* _SUPPLIED INFORMATION_:

────────

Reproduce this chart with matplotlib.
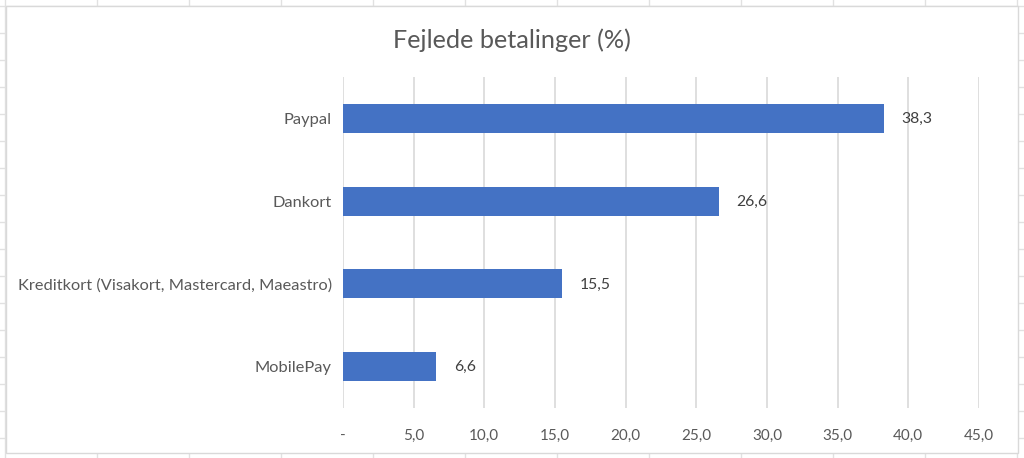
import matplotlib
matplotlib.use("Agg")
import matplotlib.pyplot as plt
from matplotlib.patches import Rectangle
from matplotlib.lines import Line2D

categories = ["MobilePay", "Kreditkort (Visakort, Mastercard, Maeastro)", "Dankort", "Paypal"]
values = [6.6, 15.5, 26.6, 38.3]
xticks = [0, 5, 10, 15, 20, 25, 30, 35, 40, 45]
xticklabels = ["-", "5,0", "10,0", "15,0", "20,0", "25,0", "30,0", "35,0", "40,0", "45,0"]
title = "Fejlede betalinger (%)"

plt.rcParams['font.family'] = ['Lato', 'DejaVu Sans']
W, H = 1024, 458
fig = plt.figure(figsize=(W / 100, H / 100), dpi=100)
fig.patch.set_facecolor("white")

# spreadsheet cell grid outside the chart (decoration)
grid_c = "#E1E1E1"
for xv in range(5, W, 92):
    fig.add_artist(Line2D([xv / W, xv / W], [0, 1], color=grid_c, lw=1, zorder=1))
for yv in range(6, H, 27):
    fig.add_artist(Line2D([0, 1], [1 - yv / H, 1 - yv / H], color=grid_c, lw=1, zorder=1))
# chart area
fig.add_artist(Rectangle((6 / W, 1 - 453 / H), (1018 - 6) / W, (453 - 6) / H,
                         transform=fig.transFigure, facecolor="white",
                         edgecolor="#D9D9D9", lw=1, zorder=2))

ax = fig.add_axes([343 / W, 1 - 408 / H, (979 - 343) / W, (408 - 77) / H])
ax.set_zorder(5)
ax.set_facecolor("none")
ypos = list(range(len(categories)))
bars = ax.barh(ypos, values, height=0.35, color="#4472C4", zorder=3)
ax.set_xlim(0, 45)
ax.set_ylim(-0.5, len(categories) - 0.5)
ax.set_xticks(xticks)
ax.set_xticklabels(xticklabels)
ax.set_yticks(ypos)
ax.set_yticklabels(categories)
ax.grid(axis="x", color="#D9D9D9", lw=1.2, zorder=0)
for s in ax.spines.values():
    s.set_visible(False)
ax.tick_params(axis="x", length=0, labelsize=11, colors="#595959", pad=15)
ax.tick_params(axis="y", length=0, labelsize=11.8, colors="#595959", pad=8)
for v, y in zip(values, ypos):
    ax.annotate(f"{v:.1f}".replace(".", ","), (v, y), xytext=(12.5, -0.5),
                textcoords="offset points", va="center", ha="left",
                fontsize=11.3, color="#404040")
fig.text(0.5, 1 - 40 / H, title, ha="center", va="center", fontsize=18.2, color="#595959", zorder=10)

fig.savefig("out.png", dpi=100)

────────

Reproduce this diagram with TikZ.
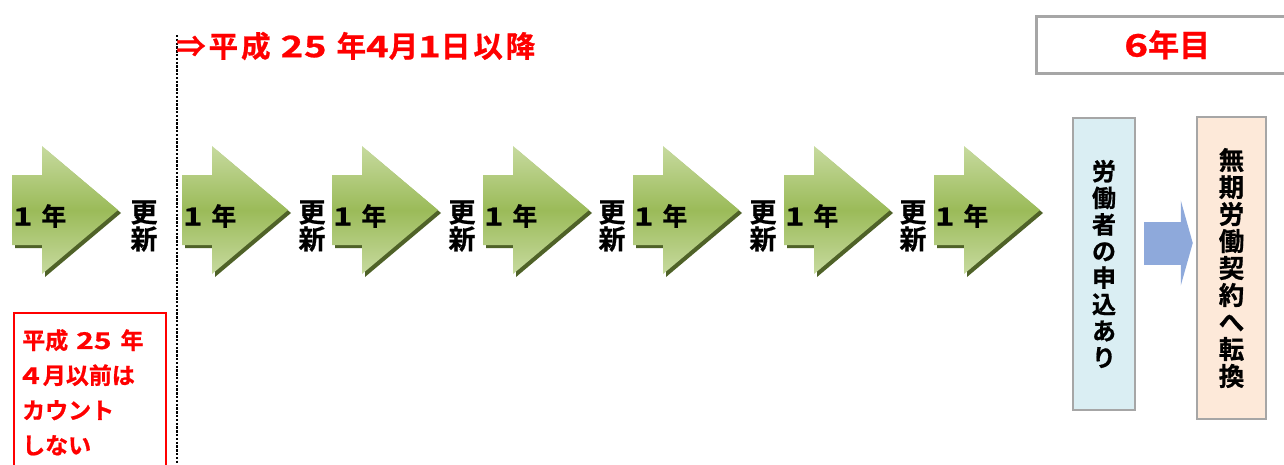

────────

* _WORK TO DO_:
Copy only what runs above from the line containing "Reproduce this chart with matplotlib." through the line containing "from matplotlib.lines import Line2D", exactly. Leave out the pictures.

* _RESULT OF THIS TASK_:
Reproduce this chart with matplotlib.
import matplotlib
matplotlib.use("Agg")
import matplotlib.pyplot as plt
from matplotlib.patches import Rectangle
from matplotlib.lines import Line2D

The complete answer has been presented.